[Figure scripts]
------------------------------------------------------------
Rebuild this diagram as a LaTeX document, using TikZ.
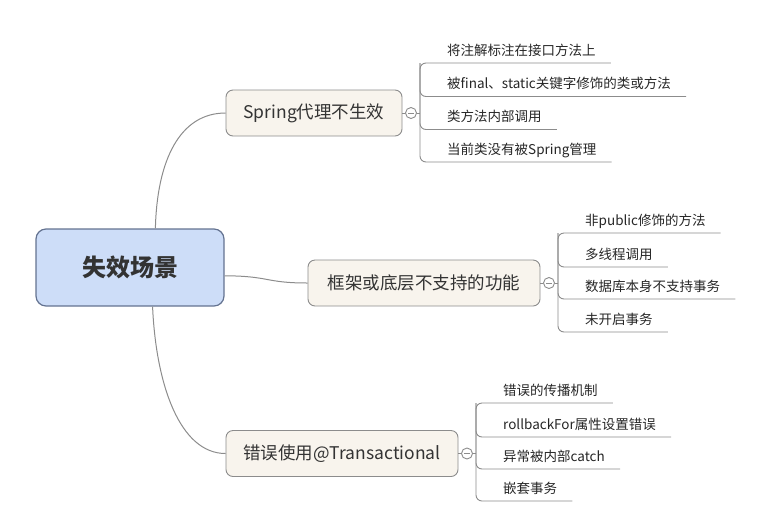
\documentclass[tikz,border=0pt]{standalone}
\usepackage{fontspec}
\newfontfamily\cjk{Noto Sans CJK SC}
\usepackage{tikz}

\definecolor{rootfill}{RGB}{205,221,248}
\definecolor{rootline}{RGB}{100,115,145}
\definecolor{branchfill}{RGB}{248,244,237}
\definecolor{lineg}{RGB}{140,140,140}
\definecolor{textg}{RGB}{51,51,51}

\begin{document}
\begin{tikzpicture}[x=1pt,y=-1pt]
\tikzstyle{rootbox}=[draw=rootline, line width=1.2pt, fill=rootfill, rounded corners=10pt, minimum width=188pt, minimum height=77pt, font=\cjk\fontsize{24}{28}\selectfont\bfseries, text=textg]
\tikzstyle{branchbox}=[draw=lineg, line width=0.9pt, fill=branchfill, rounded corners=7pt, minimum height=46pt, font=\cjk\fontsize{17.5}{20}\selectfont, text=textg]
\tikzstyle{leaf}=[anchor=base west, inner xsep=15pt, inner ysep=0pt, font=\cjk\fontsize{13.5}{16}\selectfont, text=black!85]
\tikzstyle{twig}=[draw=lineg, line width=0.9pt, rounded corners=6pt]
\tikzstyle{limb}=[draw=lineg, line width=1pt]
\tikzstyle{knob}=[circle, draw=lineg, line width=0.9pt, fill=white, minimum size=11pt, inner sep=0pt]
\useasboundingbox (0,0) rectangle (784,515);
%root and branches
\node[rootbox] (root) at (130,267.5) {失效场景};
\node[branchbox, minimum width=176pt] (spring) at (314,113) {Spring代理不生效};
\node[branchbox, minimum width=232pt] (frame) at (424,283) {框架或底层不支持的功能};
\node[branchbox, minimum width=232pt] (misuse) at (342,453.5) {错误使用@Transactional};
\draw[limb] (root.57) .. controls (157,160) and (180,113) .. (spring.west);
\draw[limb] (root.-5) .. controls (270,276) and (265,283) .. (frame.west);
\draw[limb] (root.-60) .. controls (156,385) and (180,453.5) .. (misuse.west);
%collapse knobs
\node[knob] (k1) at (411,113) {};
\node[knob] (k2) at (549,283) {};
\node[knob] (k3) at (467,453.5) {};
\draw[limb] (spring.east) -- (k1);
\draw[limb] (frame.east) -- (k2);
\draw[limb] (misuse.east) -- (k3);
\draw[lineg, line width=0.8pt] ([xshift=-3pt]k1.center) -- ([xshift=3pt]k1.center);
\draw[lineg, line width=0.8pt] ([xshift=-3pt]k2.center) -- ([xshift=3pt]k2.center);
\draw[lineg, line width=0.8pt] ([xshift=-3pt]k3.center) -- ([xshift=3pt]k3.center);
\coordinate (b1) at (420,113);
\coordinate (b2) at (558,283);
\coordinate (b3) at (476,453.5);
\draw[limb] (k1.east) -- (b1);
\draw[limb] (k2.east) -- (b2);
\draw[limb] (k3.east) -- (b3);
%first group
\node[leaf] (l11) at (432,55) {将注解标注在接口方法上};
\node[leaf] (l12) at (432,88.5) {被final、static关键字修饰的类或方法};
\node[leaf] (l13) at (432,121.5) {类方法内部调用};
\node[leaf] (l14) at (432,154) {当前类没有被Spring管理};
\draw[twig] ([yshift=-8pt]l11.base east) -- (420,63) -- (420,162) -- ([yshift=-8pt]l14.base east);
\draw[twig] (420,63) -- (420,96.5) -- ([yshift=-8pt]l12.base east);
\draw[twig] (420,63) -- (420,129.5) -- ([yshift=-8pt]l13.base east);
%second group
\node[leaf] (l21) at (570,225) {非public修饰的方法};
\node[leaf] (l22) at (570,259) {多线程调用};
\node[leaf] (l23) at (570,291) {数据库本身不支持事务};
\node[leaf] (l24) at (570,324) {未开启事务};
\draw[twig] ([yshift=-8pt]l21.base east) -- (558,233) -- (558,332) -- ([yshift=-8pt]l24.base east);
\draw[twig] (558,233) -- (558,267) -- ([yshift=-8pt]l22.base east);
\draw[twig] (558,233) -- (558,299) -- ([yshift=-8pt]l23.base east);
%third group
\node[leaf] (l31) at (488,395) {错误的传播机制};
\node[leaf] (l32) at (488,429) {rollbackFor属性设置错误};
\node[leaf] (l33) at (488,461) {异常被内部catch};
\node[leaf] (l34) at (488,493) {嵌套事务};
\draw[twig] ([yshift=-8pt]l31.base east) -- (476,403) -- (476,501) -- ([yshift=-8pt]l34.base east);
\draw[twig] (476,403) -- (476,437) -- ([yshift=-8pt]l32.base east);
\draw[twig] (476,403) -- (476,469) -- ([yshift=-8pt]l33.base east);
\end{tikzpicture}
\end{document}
------------------------------------------------------------
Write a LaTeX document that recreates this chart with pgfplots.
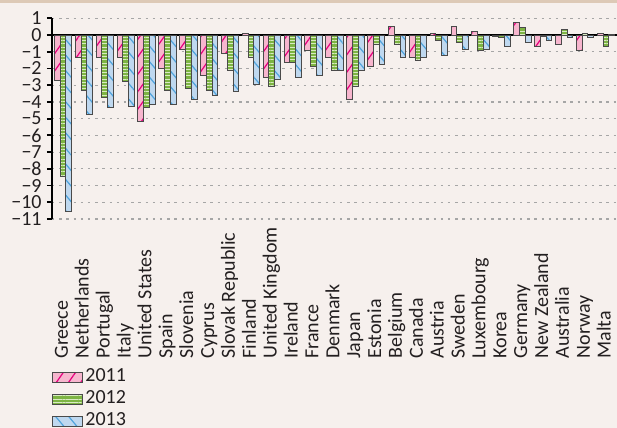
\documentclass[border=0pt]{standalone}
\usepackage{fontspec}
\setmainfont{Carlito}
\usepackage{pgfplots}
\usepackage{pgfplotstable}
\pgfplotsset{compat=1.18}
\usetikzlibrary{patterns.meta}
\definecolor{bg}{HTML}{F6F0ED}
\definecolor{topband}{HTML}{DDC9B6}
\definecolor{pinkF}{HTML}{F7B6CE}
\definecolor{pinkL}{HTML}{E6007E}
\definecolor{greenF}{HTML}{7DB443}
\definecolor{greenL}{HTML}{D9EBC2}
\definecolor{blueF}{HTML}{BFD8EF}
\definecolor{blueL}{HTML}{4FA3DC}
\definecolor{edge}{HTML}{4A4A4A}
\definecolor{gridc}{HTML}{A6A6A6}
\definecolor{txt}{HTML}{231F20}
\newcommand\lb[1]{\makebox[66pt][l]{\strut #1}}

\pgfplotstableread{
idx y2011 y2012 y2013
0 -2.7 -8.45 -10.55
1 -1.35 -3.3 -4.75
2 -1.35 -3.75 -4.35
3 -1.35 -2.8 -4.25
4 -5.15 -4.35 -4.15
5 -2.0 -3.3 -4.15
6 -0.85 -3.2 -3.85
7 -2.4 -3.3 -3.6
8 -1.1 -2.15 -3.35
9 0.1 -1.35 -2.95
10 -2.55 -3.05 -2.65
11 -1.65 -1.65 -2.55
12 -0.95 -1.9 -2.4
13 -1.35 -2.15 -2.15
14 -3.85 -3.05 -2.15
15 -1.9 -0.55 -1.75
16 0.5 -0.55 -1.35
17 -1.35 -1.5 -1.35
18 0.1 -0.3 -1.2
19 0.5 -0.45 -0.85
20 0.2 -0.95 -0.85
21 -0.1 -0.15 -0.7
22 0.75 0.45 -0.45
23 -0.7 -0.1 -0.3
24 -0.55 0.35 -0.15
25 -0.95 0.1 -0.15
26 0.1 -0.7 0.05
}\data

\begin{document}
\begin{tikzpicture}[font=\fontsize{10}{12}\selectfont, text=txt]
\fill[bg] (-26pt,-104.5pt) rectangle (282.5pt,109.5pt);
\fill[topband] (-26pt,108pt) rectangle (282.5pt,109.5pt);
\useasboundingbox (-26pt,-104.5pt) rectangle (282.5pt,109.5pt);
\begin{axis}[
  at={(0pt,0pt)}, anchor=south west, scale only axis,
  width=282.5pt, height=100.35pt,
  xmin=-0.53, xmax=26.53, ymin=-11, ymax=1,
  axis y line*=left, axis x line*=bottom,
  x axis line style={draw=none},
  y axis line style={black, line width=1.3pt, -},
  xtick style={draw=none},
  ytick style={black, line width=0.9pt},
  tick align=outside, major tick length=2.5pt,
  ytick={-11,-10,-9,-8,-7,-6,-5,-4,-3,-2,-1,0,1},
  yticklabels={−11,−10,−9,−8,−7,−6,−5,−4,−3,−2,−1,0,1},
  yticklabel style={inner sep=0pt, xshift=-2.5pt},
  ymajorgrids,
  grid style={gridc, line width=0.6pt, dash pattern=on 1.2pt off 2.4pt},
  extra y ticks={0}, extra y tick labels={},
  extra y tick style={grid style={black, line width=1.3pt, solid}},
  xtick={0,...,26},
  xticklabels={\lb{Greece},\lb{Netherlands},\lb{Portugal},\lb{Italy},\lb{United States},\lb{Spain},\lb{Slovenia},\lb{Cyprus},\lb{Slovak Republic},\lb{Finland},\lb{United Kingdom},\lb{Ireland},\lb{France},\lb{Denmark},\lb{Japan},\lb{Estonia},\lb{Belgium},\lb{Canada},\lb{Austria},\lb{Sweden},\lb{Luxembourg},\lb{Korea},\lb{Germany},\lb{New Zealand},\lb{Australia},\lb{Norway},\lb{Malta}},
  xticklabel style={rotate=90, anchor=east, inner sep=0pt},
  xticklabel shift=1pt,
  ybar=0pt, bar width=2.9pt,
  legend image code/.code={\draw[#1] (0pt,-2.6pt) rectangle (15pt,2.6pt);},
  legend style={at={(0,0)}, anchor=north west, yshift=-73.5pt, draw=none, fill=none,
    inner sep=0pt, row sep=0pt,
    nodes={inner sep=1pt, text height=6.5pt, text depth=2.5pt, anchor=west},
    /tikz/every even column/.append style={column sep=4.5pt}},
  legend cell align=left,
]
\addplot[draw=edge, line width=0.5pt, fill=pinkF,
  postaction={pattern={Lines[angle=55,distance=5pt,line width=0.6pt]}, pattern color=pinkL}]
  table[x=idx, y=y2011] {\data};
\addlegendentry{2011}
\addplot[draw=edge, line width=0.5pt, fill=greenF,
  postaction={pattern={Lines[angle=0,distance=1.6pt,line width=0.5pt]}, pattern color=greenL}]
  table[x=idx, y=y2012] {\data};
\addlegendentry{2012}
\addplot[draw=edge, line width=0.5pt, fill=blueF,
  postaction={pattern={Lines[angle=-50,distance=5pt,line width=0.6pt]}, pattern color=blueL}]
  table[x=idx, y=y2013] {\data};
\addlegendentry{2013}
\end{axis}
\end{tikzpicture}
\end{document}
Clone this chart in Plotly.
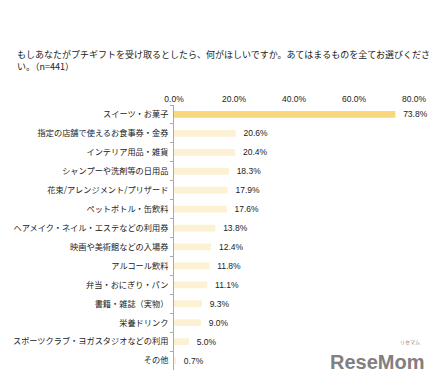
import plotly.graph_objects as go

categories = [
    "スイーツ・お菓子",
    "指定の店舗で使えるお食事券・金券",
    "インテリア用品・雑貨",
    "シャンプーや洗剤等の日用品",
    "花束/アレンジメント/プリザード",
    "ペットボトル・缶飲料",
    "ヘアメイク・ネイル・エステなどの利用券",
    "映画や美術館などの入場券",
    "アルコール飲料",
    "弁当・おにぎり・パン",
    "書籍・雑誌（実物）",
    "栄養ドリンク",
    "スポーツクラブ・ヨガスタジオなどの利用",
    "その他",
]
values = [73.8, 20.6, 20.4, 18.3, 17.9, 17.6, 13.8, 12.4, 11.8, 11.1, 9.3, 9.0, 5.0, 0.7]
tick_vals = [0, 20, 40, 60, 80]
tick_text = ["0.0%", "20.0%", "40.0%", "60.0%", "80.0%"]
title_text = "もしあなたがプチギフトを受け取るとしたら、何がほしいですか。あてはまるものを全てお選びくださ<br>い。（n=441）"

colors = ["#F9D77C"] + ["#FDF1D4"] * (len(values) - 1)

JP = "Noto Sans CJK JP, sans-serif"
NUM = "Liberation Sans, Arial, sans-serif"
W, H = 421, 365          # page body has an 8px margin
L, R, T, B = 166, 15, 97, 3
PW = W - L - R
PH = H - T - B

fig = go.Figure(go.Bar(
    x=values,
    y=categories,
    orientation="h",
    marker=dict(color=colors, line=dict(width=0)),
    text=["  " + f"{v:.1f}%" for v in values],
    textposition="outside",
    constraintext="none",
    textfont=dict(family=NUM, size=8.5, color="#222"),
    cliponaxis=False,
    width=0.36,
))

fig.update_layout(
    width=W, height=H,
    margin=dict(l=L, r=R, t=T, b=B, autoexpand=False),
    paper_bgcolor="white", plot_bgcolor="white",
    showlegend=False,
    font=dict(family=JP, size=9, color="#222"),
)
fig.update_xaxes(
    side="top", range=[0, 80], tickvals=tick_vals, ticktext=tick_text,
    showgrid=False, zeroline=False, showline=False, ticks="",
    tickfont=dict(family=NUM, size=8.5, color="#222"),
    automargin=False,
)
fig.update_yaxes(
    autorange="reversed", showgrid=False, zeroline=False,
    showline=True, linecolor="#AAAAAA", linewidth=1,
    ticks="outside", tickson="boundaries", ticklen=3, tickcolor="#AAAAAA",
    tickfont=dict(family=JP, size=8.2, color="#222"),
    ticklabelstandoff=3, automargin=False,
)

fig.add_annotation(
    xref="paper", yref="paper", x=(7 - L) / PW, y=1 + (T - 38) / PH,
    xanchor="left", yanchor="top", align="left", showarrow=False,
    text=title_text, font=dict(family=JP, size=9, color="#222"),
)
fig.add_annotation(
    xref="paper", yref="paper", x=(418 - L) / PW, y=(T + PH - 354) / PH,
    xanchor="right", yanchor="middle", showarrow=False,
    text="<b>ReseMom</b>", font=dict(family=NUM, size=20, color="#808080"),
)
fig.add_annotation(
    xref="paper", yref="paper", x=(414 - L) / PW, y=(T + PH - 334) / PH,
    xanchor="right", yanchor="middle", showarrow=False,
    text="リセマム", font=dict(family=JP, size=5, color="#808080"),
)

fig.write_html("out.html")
------------------------------------------------------------
Direction - Begin with the line that contains "Clone this chart in Plotly." and end with the line that contains "import plotly.graph_objects as go"; write out both and all lines between exactly, but no pictures.

Expected output -
Clone this chart in Plotly.
import plotly.graph_objects as go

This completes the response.